Thereafter the Local Authority insisted that the girls moved to live with their respective fathers. Notwithstanding that Nina was in her father's care during a period when the injuries might have been inflicted. The mother reluctantly complied being unaware that the Local Authority was not entitled to insist. The Local Authority did not issue proceedings until 23 August 2018 when they sought interim supervision orders and an expeditious fact-finding hearing.

The proceedings
There were eight hearings between September – December. the first conducted by a District Judge, and all the subsequent hearings conducted by the allocated judge, HHJ Wicks. It was initially accepted that threshold was crossed and this was recorded in the court orders.

However at a hearing on 1 November a discussion about 'the relevant date' for proving threshold commenced [24]. The Local Authority vacillated between submitting the relevant date was 14 May and the date of issuing proceedings (August). At that stage the Judge suggested that concluding that threshold was not crossed and dismissing the application could expedite the proceedings. The Judge listed this issue for legal argument on 23 November.

Peter Jackson LJ sets out in some detail the submissions made to the Judge on 23 November [26 – 29]. There are long extract of the exchanges between the Judge and counsel for the Local Authority who pressed her case that the dismissal of proceedings would mean there would be no determination of the issues.

The decision of HHJ Wicks
The Judge dismissed the proceedings in a reserved judgment given on 7 December [30]. He amended the earlier orders that recited that interim threshold had been crossed and substituted recordings that threshold was in dispute. This was purportedly done "pursuant to the slip rule".
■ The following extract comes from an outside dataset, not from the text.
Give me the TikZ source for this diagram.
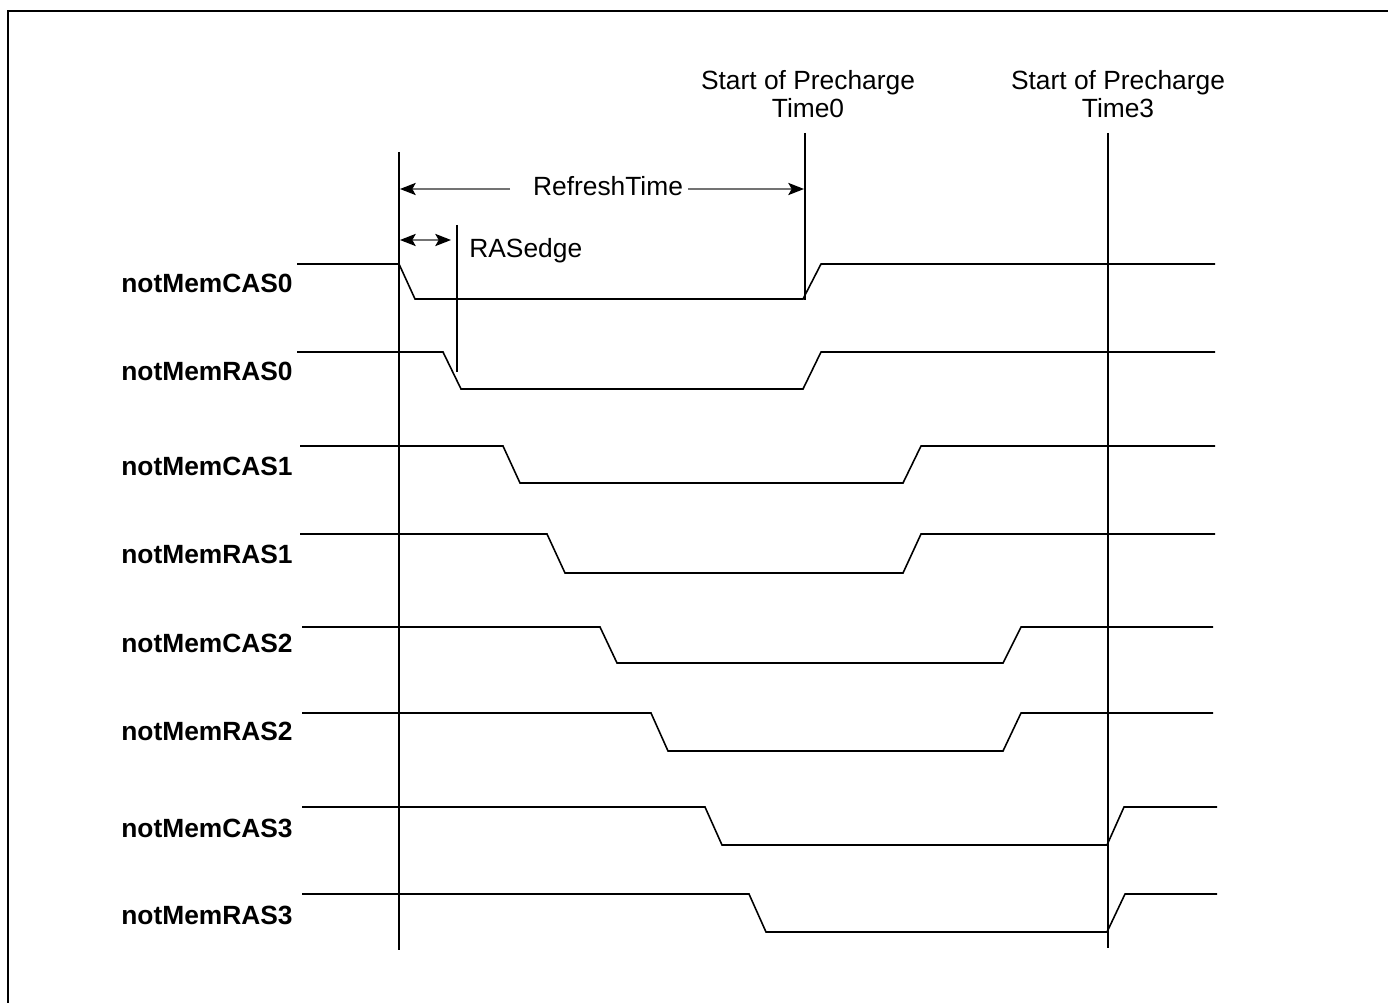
\documentclass[tikz,border=0pt]{standalone}
\usepackage{fontspec}
\setmainfont{Liberation Sans}
\usetikzlibrary{arrows.meta}

\tikzset{
  signal/.style={line width=0.9pt,line join=miter},
  marker/.style={line width=1.1pt},
  dim/.style={line width=0.7pt,draw=black!55,{Stealth[length=9pt,width=7pt,inset=2pt,black]}-{Stealth[length=9pt,width=7pt,inset=2pt,black]}},
  dimhalf/.style={line width=0.7pt,draw=black!55,-{Stealth[length=9pt,width=7pt,inset=2pt,black]}},
  sig/.style={font=\fontsize{15}{15}\selectfont\bfseries,anchor=east,inner sep=0pt},
  note/.style={font=\fontsize{15}{16}\selectfont,inner sep=0pt,align=center}
}

\begin{document}
\begin{tikzpicture}[x=0.02cm,y=-0.02cm,>=Latex]
  \useasboundingbox (0,0) rectangle (1388,1003);
  % frame
  \draw[line width=1pt] (1388,11) -- (8,11) -- (8,1003);

  % signal names
  \node[sig] (lcas0) at (293,283) {notMemCAS0};
  \node[sig] (lras0) at (293,371) {notMemRAS0};
  \node[sig] (lcas1) at (293,466) {notMemCAS1};
  \node[sig] (lras1) at (293,554) {notMemRAS1};
  \node[sig] (lcas2) at (293,643) {notMemCAS2};
  \node[sig] (lras2) at (293,731) {notMemRAS2};
  \node[sig] (lcas3) at (293,828) {notMemCAS3};
  \node[sig] (lras3) at (293,915) {notMemRAS3};

  % waveforms
  \draw[signal] (297,264) -- (399,264) -- (415,299) -- (803,299) -- (821,264) -- (1215,264);
  \draw[signal] (297,352) -- (443,352) -- (461,389) -- (803,389) -- (821,352) -- (1215,352);
  \draw[signal] (300,446) -- (503,446) -- (520,483) -- (903,483) -- (921,446) -- (1215,446);
  \draw[signal] (300,534) -- (547,534) -- (565,573) -- (903,573) -- (921,534) -- (1215,534);
  \draw[signal] (302,627) -- (600,627) -- (617,663) -- (1003,663) -- (1021,627) -- (1213,627);
  \draw[signal] (302,713) -- (651,713) -- (668,751) -- (1003,751) -- (1021,713) -- (1213,713);
  \draw[signal] (302,807) -- (705,807) -- (722,845) -- (1107,845) -- (1124,807) -- (1217,807);
  \draw[signal] (302,894) -- (749,894) -- (766,932) -- (1107,932) -- (1125,894) -- (1217,894);

  % timing markers
  \coordinate (refTop) at (399,152);
  \coordinate (refBot) at (399,950);
  \coordinate (rasTop) at (457,225);
  \coordinate (rasBot) at (457,372);
  \coordinate (pre0Top) at (805,133);
  \coordinate (pre0Bot) at (805,300);
  \coordinate (pre3Top) at (1108,133);
  \coordinate (pre3Bot) at (1108,948);
  \draw[marker] (refTop) -- (refBot);
  \draw[marker] (rasTop) -- (rasBot);
  \draw[marker] (pre0Top) -- (pre0Bot);
  \draw[marker] (pre3Top) -- (pre3Bot);

  \node[note] (pre0) at (808,94) {Start of Precharge\\Time0};
  \node[note] (pre3) at (1118,94) {Start of Precharge\\Time3};

  % RefreshTime
  \node[note,anchor=base] (refresh) at (608,196) {RefreshTime};
  \coordinate (refL) at (510,189);
  \coordinate (refR) at (688,189);
  \coordinate (refA) at (400,189);
  \coordinate (refB) at (804,189);
  \draw[dimhalf] (refL) -- (refA);
  \draw[dimhalf] (refR) -- (refB);

  % RASedge
  \node[note,anchor=base west] (rasedge) at (469,257) {RASedge};
  \coordinate (rasA) at (400,240);
  \coordinate (rasB) at (451,240);
  \draw[dim] (rasA) -- (rasB);
\end{tikzpicture}
\end{document}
The Judge considered that the relevant date for determining threshold was 23 August (date of issue) and that at that date the children were not suffering/ at risk of suffering significant harm.  The Judge therefore based his decision that threshold was not crossed on the Local Authority's delay in issuing the proceedings and on arguments that Nina was said to be doing well in her father's care.

The Judge also accepted argument put on behalf of Nina's father that if the mother wished to resume care of the girls there would be private law proceedings and therein a fact-finding hearing in respect of Nina's injuries.
 
Decision of the Court of Appeal
Lord Justice Peter Jackson considered that the appeal 'comprehensively succeeds' [46]. The Judge erred in failing to recognise that the threshold for intervention was plainly crossed on the basis that both children were likely to suffer significant harm arising from the clear evidence of injuries to Nina, for which one or other of her parents might have been shown to be responsible.

Peter Jackson LJ considered that the Judge should not have cast doubt on the analysis of the Court of Appeal in Re S-W [2015] EWCA Civ 27; [2015] 1 WLR 4099. This remains authoritative guidance of the summary determination of public law care proceedings. The Judge should have cautioned himself against terminating the proceedings when the course did not have the support of the Guardian.

Furthermore, "He should ultimately have seen the absurd impracticality of this unprecedented outcome, and the inappropriateness of private law proceedings as a surrogate forum for child protection. The injuries to this child cried out for investigation and the law, far from preventing it, positively demanded it." [46]

The Court of Appeal set aside the Judge's order dismissing the proceedings. The case was remitted to a different judge such that directions could be given for a hearing determining the causation of Nina's injuries.